Anyway, here’s the Kids Incorporated thing, I’m not crazy:
Last Dance With Mary Jane and Dani California
Poor Tom Petty. These songs are different enough that they can be explained by the overlap in Tom Petty and Red Hot Chili Peppers’ style, but still. This sort of always happens to old Tom.
Won’t Back Down and Stay With Me
See? Petty and Sam Smith settled this one out of court, but hey, imitation is the sincerest form of flattery, right? Say what you will about the Heartbreakers, Tom Petty can write a really catchy melody.
Roar and Brave
I don’t see any stealing happening here, these just both sound like midtempo female pop songs from the 2010s… but they’re still song twins. Identical or fraternal? Jury’s still out.
California Gurls and Tik Tok
Katy Perry, at it again. Again, I don’t think this is a commentary on Katy Perry (/her “team”) stealing their tunes (this time from Ke$ha), but more on how a certain kind of pop song always sounds the same.
Best Song Ever and Baba O’Riley
I was late to the game with this one. By the time I heard Best Song Ever and thought “jeez, has nobody noticed that this is the long-lost song-twin of Baba O’Riley?” and went online to Google it, I discovered that I was wrong. Everybody had noticed. I have nothing against One Direction, they just aren’t my cup of tea, but if it gets a few more teens Youtubing The Who, that’s cool.

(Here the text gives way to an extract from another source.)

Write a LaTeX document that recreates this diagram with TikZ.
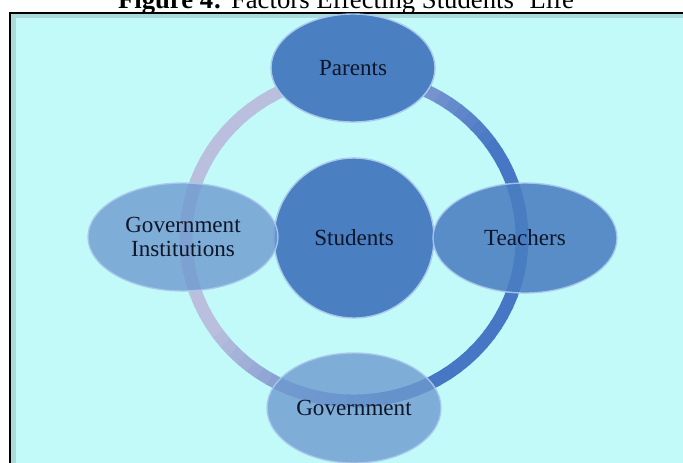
\documentclass[tikz,border=0pt]{standalone}
\usepackage{fontspec}
\setmainfont{Liberation Serif}
\usetikzlibrary{shapes.geometric}
\definecolor{bgcyan}{HTML}{C2FAFA}
\definecolor{darkblue}{HTML}{4A7FC2}
\definecolor{paleblue}{HTML}{6E9ACF}
\definecolor{lavender}{HTML}{B9BFDD}
\definecolor{ringblue}{HTML}{4676C4}
\definecolor{ink}{HTML}{0E1628}
\definecolor{rim}{HTML}{A9C8EC}
\tikzset{
  bubble/.style={ellipse, draw=rim, line width=1.2pt, text=ink, inner sep=0pt,
    font=\fontsize{19.7}{20.4}\selectfont, align=center},
  solidbubble/.style={bubble, fill=darkblue},
  glassbubble/.style={bubble, fill=paleblue, fill opacity=0.8, draw opacity=0.9, text opacity=1},
  ringseg/.style={line width=11pt},
}

\begin{document}
\begin{tikzpicture}[x=0.03cm, y=-0.03cm]
  \useasboundingbox (0,0) rectangle (683,462);
  \fill[white] (0,0) rectangle (683,462);

  % framed panel
  \draw[fill=bgcyan, line width=1.7pt] (10,13) rectangle (720,500);
  \fill[black, opacity=0.12] (11,14) rectangle (16,500);
  \fill[black, opacity=0.12] (16,14) rectangle (720,18);
  \node[anchor=base, font=\fontsize{22.8}{24}\selectfont] (title) at (346,8)
    {\textbf{Figure 4:} Factors Effecting Students' Life};

  % ring, dark on the right, pale on the left
  \coordinate (hub) at (354,238);
  \foreach \a in {0,4,...,356}{
    \pgfmathsetmacro\p{min(100,max(0,50+90*cos(\a+160)))}
    \draw[ringseg, draw=lavender!\p!ringblue] (hub) ++(\a:168 and 163)
      arc[start angle=\a, delta angle=4.6, x radius=168, y radius=163];
  }

  \node[solidbubble, minimum width=4.92cm, minimum height=3.24cm] (parents) at (353,68) {Parents};
  \node[solidbubble, circle, minimum size=4.8cm] (students) at (hub) {Students};
  \node[glassbubble, fill opacity=0.88, fill=darkblue, minimum width=5.52cm, minimum height=3.3cm] (teachers) at (525,238) {Teachers};
  \node[glassbubble, minimum width=5.7cm, minimum height=3.24cm] (govinst) at (183,237) {Government\\Institutions};
  \node[glassbubble, minimum width=5.22cm, minimum height=3.3cm] (govt) at (354,408) {Government};
\end{tikzpicture}
\end{document}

Sinner’s Sonnet and Landlocked Blues
Bright Eyes reminds me of 2005, when emo guys with feelings were the in thing and I was all about Conor Oberst. Admittedly, a lot of that mid-2000s Saddle Creek stuff has a certain sound to it. So a few years ago when I heard Sinner’s Sonnet it took me a minute to realize that it didn’t sound familiar because I had heard it before, it sounded familiar because it was song twins with Bright Eyes’ Landlocked Blues. Sinner’s Sonnet never got airplay or anything, but from my internet searching it looks like it popped up on Pandora for quite a few of us.
My Sweet Lord and He’s So Fine
It didn’t feel like I could make this list without including these identical song twins, but it also felt like stating the obvious — like putting Jesus on a list of People You May Not Have Noticed Were In The Bible or something. My Sweet Lord is one of George Harrison’s solo efforts, but this still shows why George’s songs are some of my favorite Beatles tunes. It’s because they’re basically identical to other, very good pop songs. If you can sing along to My Sweet Lord without inserting “doo-lang doo-lang doo-lang” into the chorus, you have a better ear than I do.